Zweig made his building bones buying up single-family residences and rebuilding or renovating them into high-priced classical homes. That was simple compared to building commercially.
“It always takes longer than you think,” Zweig said. “Commercial stuff is a lot different. A lot of the problems come from our ignorance.”
Zweig said the approval process can be frustrating, too. One project was delayed because of a gate design.
“We’ve forgotten really what we’re trying to do here,” Zweig said. “They literally hold you up for two weeks until the next meeting. That is when it gets silly. I think everybody’s intentions are good. We just need to figure out a way to streamline things.”
Builder at Heart
Zweig did his first rebuild at age 8, when he took apart his own bicycle, painted it purple and reassembled it.
He has been fascinated with the art of the build ever since. Even when the allure of the business world called him away, Zweig has always been a builder of things.
He began to work repairing bicycles and motorcycles when he was 12 in St. Louis. Word of his skill soon spread, and he was recruited to work at bigger and better-paying shops throughout his teenaged years.
The money was good. Minimum wage was $1.50 at the time, but Zweig said he was earning $700 a week, heady figures for a teenager.
“I started making so much money,” said Zweig, 58. “I had more money than any of my friends as a kid. I had three cars and two motorcycles at all times. I got really good at it. It was crazy.”
Zweig left bicycles and motorcycle work behind when he went off to college at Southern Illinois University, where he earned an MBA. He went to work as a consultant for the architecture and engineering industry and founded Mark Zweig & Associates in Boston in 1988.
He sold the company in 2004 and moved to Fayetteville, where he had been commuting from Boston to teach an entrepreneurship class one night a week at the University of Arkansas. Zweig, who is now an executive in residence at the university, formed his building company the next year.

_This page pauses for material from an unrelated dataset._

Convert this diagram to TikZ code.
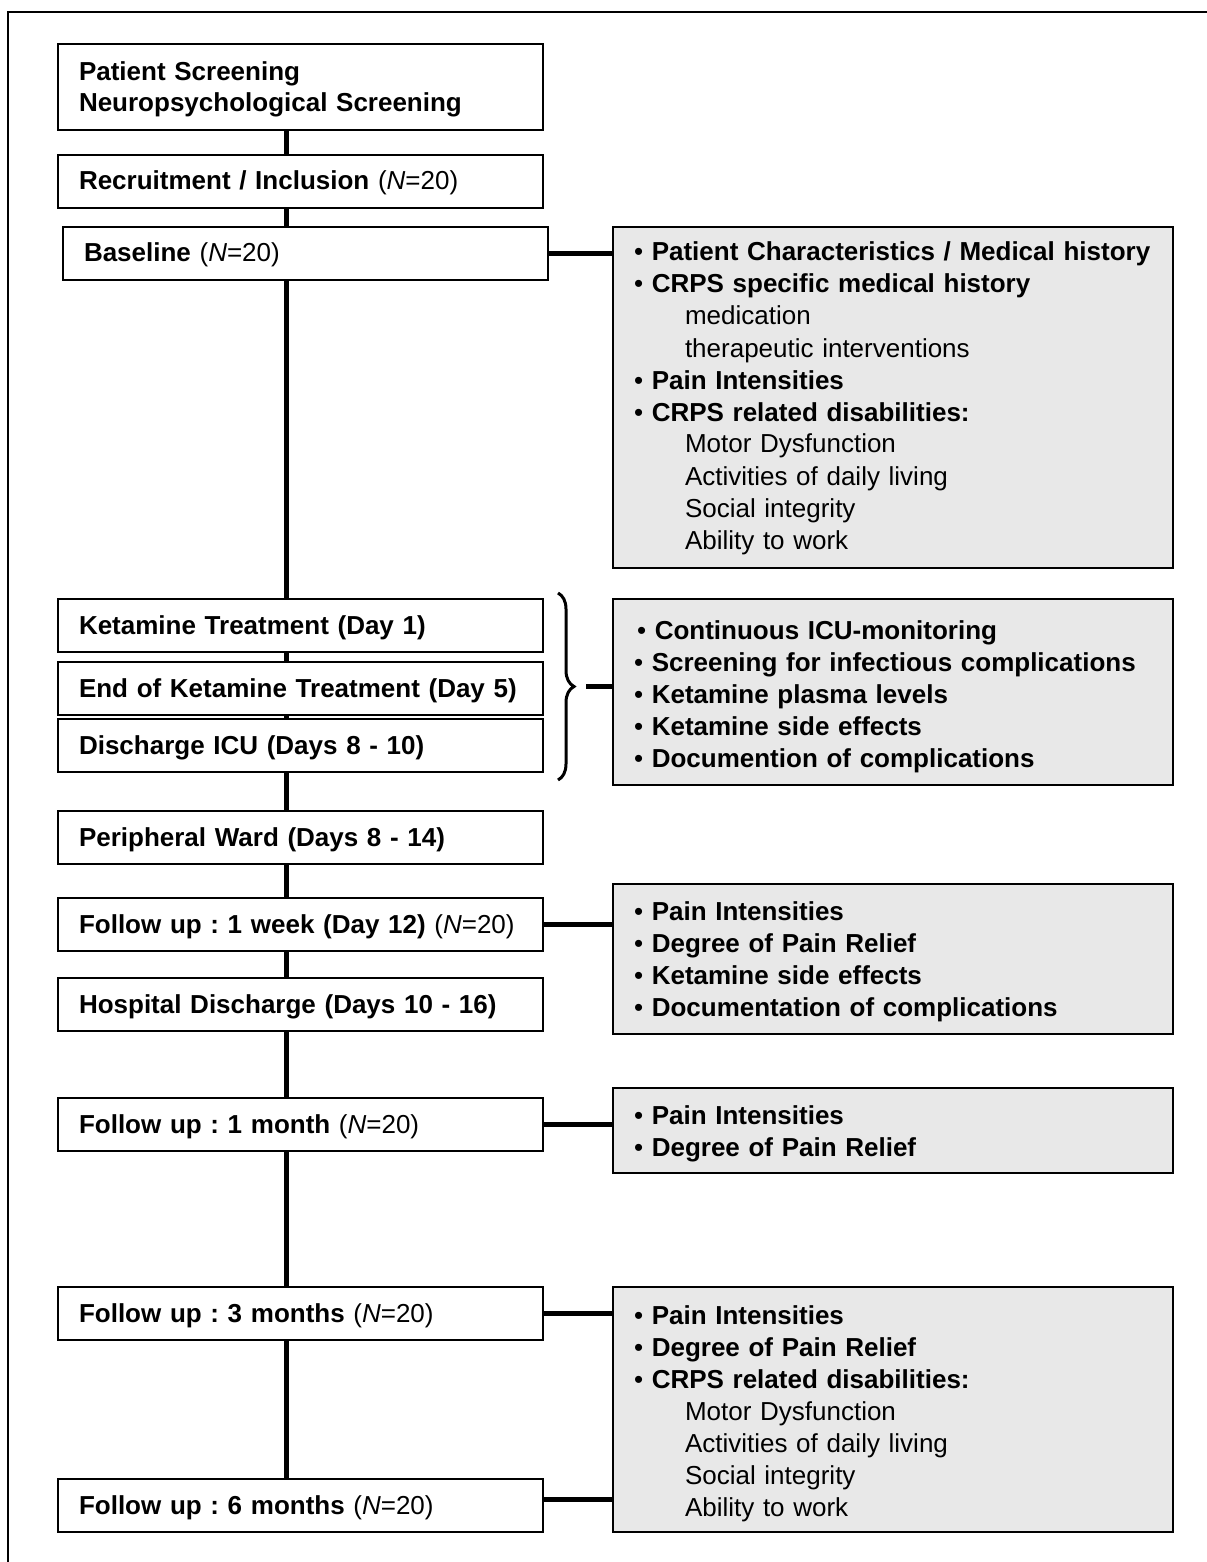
\documentclass[tikz,border=0pt]{standalone}
\usepackage{fontspec}
\setmainfont{Liberation Sans}
\usetikzlibrary{decorations.pathreplacing}
\definecolor{boxgray}{RGB}{232,232,232}
\newcommand{\pitem}[1]{\textbullet\ \textbf{#1}}
\newcommand{\pdetail}[1]{\hspace*{25.5pt}#1}
\newcommand{\nn}{{\mdseries\ (\textit{N}=20)}}
\tikzset{
	stage/.style={draw,line width=1pt,fill=white,anchor=north west,text width=221.5pt,inner xsep=10.5pt,inner ysep=0pt,text height=17.5pt,text depth=9pt,align=left,font=\fontsize{13}{15.5}\selectfont\bfseries},
	detail/.style={draw,line width=1pt,fill=boxgray,anchor=north west,text width=259pt,inner xsep=10.5pt,inner ysep=0pt,align=left,font=\fontsize{13}{16}\selectfont},
	link/.style={line width=2.5pt},
}
\frenchspacing

\begin{document}
\begin{tikzpicture} [x=0.5pt,y=-0.5pt]
			\fill[white] (0,0) rectangle (1206,1562);
			\useasboundingbox (0,0) rectangle (1206,1562);
			\draw[line width=0.8pt] (8,1600) -- (8,12) -- (1240,12);
			
			\coordinate (trk) at (286,0);
			
			\draw[link] (trk |- 0,129) -- (trk |- 0,1478);
			
			\node[stage,text height=18.5pt,text depth=24.5pt] (scr) at (57,43) {Patient Screening\\Neuropsychological Screening};
			\node[stage] (rec) at (57,154) {Recruitment / Inclusion\nn};
			\node[stage] (base) at (62,226) {Baseline\nn};
			\node[stage] (ket1) at (57,598) {Ketamine Treatment (Day 1)};
			\node[stage] (ket5) at (57,661) {End of Ketamine Treatment (Day 5)};
			\node[stage] (dicu) at (57,718) {Discharge ICU (Days 8 - 10)};
			\node[stage] (ward) at (57,810) {Peripheral Ward (Days 8 - 14)};
			\node[stage] (fw1) at (57,897) {Follow up : 1 week (Day 12)\nn};
			\node[stage] (hdis) at (57,977) {Hospital Discharge (Days 10 - 16)};
			\node[stage] (fm1) at (57,1097) {Follow up : 1 month\nn};
			\node[stage] (fm3) at (57,1286) {Follow up : 3 months\nn};
			\node[stage] (fm6) at (57,1478) {Follow up : 6 months\nn};
			
			\node[detail,text height=17pt,text depth=153.5pt] (bdet) at (612,226) {\pitem{Patient Characteristics / Medical history}\\
				\pitem{CRPS specific medical history}\\
				\pdetail{medication}\\
				\pdetail{therapeutic interventions}\\
				\pitem{Pain Intensities}\\
				\pitem{CRPS related disabilities:}\\
				\pdetail{Motor Dysfunction}\\
				\pdetail{Activities of daily living}\\
				\pdetail{Social integrity}\\
				\pdetail{Ability to work}};
			\node[detail,text height=20pt,text depth=73pt] (icudet) at (612,598) {\hspace*{1.5pt}\pitem{Continuous ICU-monitoring}\\
				\pitem{Screening for infectious complications}\\
				\pitem{Ketamine plasma levels}\\
				\pitem{Ketamine side effects}\\
				\pitem{Documention of complications}};
			\node[detail,text height=18pt,text depth=57pt] (w1det) at (612,883) {\pitem{Pain Intensities}\\
				\pitem{Degree of Pain Relief}\\
				\pitem{Ketamine side effects}\\
				\pitem{Documentation of complications}};
			\node[detail,text height=18pt,text depth=24.5pt] (m1det) at (612,1087) {\pitem{Pain Intensities}\\
				\pitem{Degree of Pain Relief}};
			\node[detail,text height=18.5pt,text depth=104pt] (m3det) at (612,1286) {\pitem{Pain Intensities}\\
				\pitem{Degree of Pain Relief}\\
				\pitem{CRPS related disabilities:}\\
				\pdetail{Motor Dysfunction}\\
				\pdetail{Activities of daily living}\\
				\pdetail{Social integrity}\\
				\pdetail{Ability to work}};
			
			\draw[link] (base.east) -- (base.east -| bdet.west);
			\draw[link] (fw1.east) -- (fw1.east -| w1det.west);
			\draw[link] (fm1.east) -- (fm1.east -| m1det.west);
			\draw[link] (fm3.east) -- (fm3.east -| m3det.west);
			\draw[link] ([yshift=3pt]fm6.east) -- ([yshift=3pt]fm6.east -| m3det.west);
			
			\draw[line width=1.5pt,decorate,decoration={brace,amplitude=8pt}] (558,593) -- (558,780);
			\coordinate (brc) at (586,686);
			\draw[link] (brc) -- (brc -| icudet.west);
			\end{tikzpicture}
\end{document}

He bought his consulting company back in 2010 and is CEO of the renamed Zweig Group. Zweig now enjoys the best of both worlds, running a consulting and publishing firm as well as a building company.
Zweig estimated that Zweig Group will generate $6 million in revenue this year, while Mark Zweig Inc. will generate $5 million. He said Zweig Group has approximately 35 employees and Mark Zweig Inc. has 10.
“People are really confused about what I do,” Zweig said. “I have two completely different businesses that are not intermingled, and I also teach at the University of Arkansas. I’m full time with all of them.”
Fixing Up Fayetteville
Zweig’s consulting work takes him all over the country — and sometimes overseas — where he advises architectural and engineering firms on how to be more successful. He is in high demand, charging $500 an hour for his expertise, and the Zweig Group also issues reports and surveys while publishing its own newsletter and magazine.
Mark Zweig Inc. takes Zweig all over Fayetteville, where he relishes the chance to scoop up run-down homes in prime locations. Recently, though, Zweig has purchased commercial and multifamily properties such as the 20,000-SF University Village he bought for $2.25 million.
Zweig is branching out from his previous focus on buying and rebuilding single-family homes.
“Mark Zweig Inc. is evolving, too; we focused on the downtown area,” Zweig said. “We bought the most dilapidated wrecks we could get. My daughter was quoted once about me in the paper saying I don’t buy anything that doesn’t smell like piss. We would buy wrecks, completely rebuild them and then sell them at very high prices in the downtown area.”
“Everyone thinks we make a killing because we get really high prices. I could tell you houses I’ve lost money on. We don’t always make money. On most of the very expensive ones, we make very little money.”
Why do it then?
“I love it, and I want to transform this place,” Zweig said. “People think developers are all just greedy bastards. I like creating jobs; I like making the city better. I like showing people what you can do if you really want to do a good job.”
Zweig considers himself an entrepreneur as opposed to a small-business owner, which is one reason he loves teaching at the university. He said entrepreneurs want to build something that creates long-term value.
“My primary goal has always been to build,” Zweig said. “I’m a builder.”